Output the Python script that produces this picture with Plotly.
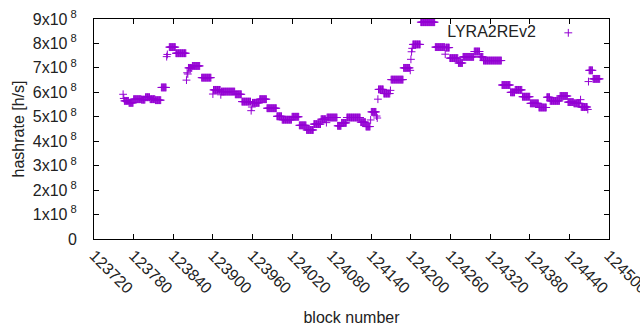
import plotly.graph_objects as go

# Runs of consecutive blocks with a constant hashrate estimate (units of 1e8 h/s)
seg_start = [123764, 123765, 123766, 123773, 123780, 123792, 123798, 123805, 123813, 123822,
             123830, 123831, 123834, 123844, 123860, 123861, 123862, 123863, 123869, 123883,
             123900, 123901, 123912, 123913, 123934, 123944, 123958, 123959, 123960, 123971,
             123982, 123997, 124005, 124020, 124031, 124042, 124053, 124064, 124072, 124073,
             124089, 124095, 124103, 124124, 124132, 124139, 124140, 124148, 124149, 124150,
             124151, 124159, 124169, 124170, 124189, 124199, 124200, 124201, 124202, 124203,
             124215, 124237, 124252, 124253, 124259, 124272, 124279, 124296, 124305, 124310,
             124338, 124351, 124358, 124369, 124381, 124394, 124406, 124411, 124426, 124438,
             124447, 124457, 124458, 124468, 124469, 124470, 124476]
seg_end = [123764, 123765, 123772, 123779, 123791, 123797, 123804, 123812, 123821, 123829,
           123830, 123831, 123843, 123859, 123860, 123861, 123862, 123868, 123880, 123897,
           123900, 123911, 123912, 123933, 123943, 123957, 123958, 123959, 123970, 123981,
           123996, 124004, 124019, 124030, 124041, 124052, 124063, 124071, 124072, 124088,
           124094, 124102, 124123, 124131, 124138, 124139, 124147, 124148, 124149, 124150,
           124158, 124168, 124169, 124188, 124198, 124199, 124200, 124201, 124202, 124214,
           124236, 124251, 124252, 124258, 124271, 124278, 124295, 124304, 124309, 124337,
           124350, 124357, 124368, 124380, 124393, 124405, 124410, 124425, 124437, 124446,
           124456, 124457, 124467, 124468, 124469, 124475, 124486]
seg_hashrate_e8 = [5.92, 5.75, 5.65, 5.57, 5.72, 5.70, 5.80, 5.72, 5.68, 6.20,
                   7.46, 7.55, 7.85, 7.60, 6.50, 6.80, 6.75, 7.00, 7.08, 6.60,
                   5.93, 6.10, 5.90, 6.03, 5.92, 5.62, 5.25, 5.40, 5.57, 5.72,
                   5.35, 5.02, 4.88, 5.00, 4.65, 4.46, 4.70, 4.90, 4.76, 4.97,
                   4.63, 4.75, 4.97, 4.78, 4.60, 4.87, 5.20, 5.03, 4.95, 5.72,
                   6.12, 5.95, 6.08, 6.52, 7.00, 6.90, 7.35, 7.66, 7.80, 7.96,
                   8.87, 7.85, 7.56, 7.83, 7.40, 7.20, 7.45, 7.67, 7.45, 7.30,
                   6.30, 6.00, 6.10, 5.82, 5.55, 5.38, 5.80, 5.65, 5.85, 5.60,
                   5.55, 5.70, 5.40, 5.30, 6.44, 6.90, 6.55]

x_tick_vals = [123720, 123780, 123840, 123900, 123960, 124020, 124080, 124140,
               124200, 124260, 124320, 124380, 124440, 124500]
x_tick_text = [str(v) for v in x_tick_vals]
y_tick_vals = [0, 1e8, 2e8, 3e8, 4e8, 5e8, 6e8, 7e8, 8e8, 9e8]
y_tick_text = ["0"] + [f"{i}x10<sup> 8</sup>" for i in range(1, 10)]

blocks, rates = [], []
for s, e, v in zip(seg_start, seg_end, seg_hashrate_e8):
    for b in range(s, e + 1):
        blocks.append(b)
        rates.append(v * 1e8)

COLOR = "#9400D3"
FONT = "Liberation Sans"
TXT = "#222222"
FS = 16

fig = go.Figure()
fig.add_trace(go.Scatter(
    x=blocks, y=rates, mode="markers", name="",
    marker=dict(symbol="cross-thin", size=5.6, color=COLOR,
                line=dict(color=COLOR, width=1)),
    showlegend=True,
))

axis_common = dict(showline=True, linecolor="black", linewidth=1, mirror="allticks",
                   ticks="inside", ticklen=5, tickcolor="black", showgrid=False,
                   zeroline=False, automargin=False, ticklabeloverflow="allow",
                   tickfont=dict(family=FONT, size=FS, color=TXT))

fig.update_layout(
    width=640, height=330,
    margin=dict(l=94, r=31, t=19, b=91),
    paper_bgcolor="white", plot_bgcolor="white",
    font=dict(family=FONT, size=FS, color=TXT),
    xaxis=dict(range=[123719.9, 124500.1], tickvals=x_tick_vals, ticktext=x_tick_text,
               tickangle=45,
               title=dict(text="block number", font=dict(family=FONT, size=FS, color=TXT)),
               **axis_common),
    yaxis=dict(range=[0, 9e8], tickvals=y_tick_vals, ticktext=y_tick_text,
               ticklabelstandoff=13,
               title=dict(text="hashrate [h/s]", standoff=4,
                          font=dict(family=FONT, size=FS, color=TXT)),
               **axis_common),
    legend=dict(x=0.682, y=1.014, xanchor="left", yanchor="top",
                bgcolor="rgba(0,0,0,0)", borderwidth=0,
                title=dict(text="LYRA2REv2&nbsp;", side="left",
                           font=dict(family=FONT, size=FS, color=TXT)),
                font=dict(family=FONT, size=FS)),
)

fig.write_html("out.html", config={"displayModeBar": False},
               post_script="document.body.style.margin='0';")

— THE REQUEST —
Quote the full listing above word for word; exclude every picture from the copy.

— OUTPUT FOR THIS EXERCISE —
Output the Python script that produces this picture with Plotly.
import plotly.graph_objects as go

# Runs of consecutive blocks with a constant hashrate estimate (units of 1e8 h/s)
seg_start = [123764, 123765, 123766, 123773, 123780, 123792, 123798, 123805, 123813, 123822,
             123830, 123831, 123834, 123844, 123860, 123861, 123862, 123863, 123869, 123883,
             123900, 123901, 123912, 123913, 123934, 123944, 123958, 123959, 123960, 123971,
             123982, 123997, 124005, 124020, 124031, 124042, 124053, 124064, 124072, 124073,
             124089, 124095, 124103, 124124, 124132, 124139, 124140, 124148, 124149, 124150,
             124151, 124159, 124169, 124170, 124189, 124199, 124200, 124201, 124202, 124203,
             124215, 124237, 124252, 124253, 124259, 124272, 124279, 124296, 124305, 124310,
             124338, 124351, 124358, 124369, 124381, 124394, 124406, 124411, 124426, 124438,
             124447, 124457, 124458, 124468, 124469, 124470, 124476]
seg_end = [123764, 123765, 123772, 123779, 123791, 123797, 123804, 123812, 123821, 123829,
           123830, 123831, 123843, 123859, 123860, 123861, 123862, 123868, 123880, 123897,
           123900, 123911, 123912, 123933, 123943, 123957, 123958, 123959, 123970, 123981,
           123996, 124004, 124019, 124030, 124041, 124052, 124063, 124071, 124072, 124088,
           124094, 124102, 124123, 124131, 124138, 124139, 124147, 124148, 124149, 124150,
           124158, 124168, 124169, 124188, 124198, 124199, 124200, 124201, 124202, 124214,
           124236, 124251, 124252, 124258, 124271, 124278, 124295, 124304, 124309, 124337,
           124350, 124357, 124368, 124380, 124393, 124405, 124410, 124425, 124437, 124446,
           124456, 124457, 124467, 124468, 124469, 124475, 124486]
seg_hashrate_e8 = [5.92, 5.75, 5.65, 5.57, 5.72, 5.70, 5.80, 5.72, 5.68, 6.20,
                   7.46, 7.55, 7.85, 7.60, 6.50, 6.80, 6.75, 7.00, 7.08, 6.60,
                   5.93, 6.10, 5.90, 6.03, 5.92, 5.62, 5.25, 5.40, 5.57, 5.72,
                   5.35, 5.02, 4.88, 5.00, 4.65, 4.46, 4.70, 4.90, 4.76, 4.97,
                   4.63, 4.75, 4.97, 4.78, 4.60, 4.87, 5.20, 5.03, 4.95, 5.72,
                   6.12, 5.95, 6.08, 6.52, 7.00, 6.90, 7.35, 7.66, 7.80, 7.96,
                   8.87, 7.85, 7.56, 7.83, 7.40, 7.20, 7.45, 7.67, 7.45, 7.30,
                   6.30, 6.00, 6.10, 5.82, 5.55, 5.38, 5.80, 5.65, 5.85, 5.60,
                   5.55, 5.70, 5.40, 5.30, 6.44, 6.90, 6.55]

x_tick_vals = [123720, 123780, 123840, 123900, 123960, 124020, 124080, 124140,
               124200, 124260, 124320, 124380, 124440, 124500]
x_tick_text = [str(v) for v in x_tick_vals]
y_tick_vals = [0, 1e8, 2e8, 3e8, 4e8, 5e8, 6e8, 7e8, 8e8, 9e8]
y_tick_text = ["0"] + [f"{i}x10<sup> 8</sup>" for i in range(1, 10)]

blocks, rates = [], []
for s, e, v in zip(seg_start, seg_end, seg_hashrate_e8):
    for b in range(s, e + 1):
        blocks.append(b)
        rates.append(v * 1e8)

COLOR = "#9400D3"
FONT = "Liberation Sans"
TXT = "#222222"
FS = 16

fig = go.Figure()
fig.add_trace(go.Scatter(
    x=blocks, y=rates, mode="markers", name="",
    marker=dict(symbol="cross-thin", size=5.6, color=COLOR,
                line=dict(color=COLOR, width=1)),
    showlegend=True,
))

axis_common = dict(showline=True, linecolor="black", linewidth=1, mirror="allticks",
                   ticks="inside", ticklen=5, tickcolor="black", showgrid=False,
                   zeroline=False, automargin=False, ticklabeloverflow="allow",
                   tickfont=dict(family=FONT, size=FS, color=TXT))

fig.update_layout(
    width=640, height=330,
    margin=dict(l=94, r=31, t=19, b=91),
    paper_bgcolor="white", plot_bgcolor="white",
    font=dict(family=FONT, size=FS, color=TXT),
    xaxis=dict(range=[123719.9, 124500.1], tickvals=x_tick_vals, ticktext=x_tick_text,
               tickangle=45,
               title=dict(text="block number", font=dict(family=FONT, size=FS, color=TXT)),
               **axis_common),
    yaxis=dict(range=[0, 9e8], tickvals=y_tick_vals, ticktext=y_tick_text,
               ticklabelstandoff=13,
               title=dict(text="hashrate [h/s]", standoff=4,
                          font=dict(family=FONT, size=FS, color=TXT)),
               **axis_common),
    legend=dict(x=0.682, y=1.014, xanchor="left", yanchor="top",
                bgcolor="rgba(0,0,0,0)", borderwidth=0,
                title=dict(text="LYRA2REv2&nbsp;", side="left",
                           font=dict(family=FONT, size=FS, color=TXT)),
                font=dict(family=FONT, size=FS)),
)

fig.write_html("out.html", config={"displayModeBar": False},
               post_script="document.body.style.margin='0';")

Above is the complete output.